**Exercise task:** Retype exactly the lines from the first one through the line with "(0,0) rectangle (1060,441);", including both ends; skip any pictures.

[start Data section]

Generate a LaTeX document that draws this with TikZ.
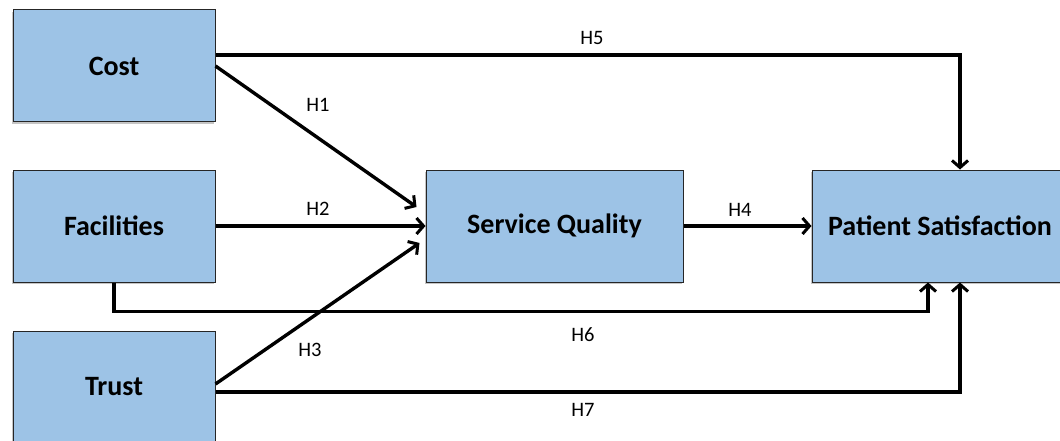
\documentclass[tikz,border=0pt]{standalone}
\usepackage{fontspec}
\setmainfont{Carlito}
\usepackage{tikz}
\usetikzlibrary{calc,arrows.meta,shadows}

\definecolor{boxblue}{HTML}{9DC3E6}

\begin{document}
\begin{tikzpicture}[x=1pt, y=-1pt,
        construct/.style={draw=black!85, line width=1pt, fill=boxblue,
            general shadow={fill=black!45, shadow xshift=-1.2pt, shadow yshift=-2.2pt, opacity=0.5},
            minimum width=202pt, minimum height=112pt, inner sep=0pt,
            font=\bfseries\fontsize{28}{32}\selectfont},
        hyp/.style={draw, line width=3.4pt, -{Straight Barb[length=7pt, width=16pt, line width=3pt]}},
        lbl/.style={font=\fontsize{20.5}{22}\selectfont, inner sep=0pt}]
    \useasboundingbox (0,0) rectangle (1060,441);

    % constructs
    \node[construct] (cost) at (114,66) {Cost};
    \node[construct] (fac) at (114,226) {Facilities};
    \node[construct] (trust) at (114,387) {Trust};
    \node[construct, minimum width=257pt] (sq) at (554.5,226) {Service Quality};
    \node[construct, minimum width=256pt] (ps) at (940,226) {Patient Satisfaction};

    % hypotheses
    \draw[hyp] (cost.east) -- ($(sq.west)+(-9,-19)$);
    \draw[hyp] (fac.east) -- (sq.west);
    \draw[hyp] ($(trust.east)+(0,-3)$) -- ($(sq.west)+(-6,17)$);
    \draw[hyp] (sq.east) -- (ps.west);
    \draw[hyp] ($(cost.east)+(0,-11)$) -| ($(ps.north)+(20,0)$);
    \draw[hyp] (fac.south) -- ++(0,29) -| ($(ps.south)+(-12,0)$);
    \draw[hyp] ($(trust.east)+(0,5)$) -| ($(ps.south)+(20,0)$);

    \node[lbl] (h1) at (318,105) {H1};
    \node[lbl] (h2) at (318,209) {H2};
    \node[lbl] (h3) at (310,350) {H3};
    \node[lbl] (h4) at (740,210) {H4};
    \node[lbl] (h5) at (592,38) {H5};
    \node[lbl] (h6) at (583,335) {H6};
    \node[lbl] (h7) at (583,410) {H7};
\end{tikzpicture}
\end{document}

[end Data section]

**Result for this task:**
Generate a LaTeX document that draws this with TikZ.
\documentclass[tikz,border=0pt]{standalone}
\usepackage{fontspec}
\setmainfont{Carlito}
\usepackage{tikz}
\usetikzlibrary{calc,arrows.meta,shadows}

\definecolor{boxblue}{HTML}{9DC3E6}

\begin{document}
\begin{tikzpicture}[x=1pt, y=-1pt,
        construct/.style={draw=black!85, line width=1pt, fill=boxblue,
            general shadow={fill=black!45, shadow xshift=-1.2pt, shadow yshift=-2.2pt, opacity=0.5},
            minimum width=202pt, minimum height=112pt, inner sep=0pt,
            font=\bfseries\fontsize{28}{32}\selectfont},
        hyp/.style={draw, line width=3.4pt, -{Straight Barb[length=7pt, width=16pt, line width=3pt]}},
        lbl/.style={font=\fontsize{20.5}{22}\selectfont, inner sep=0pt}]
    \useasboundingbox (0,0) rectangle (1060,441);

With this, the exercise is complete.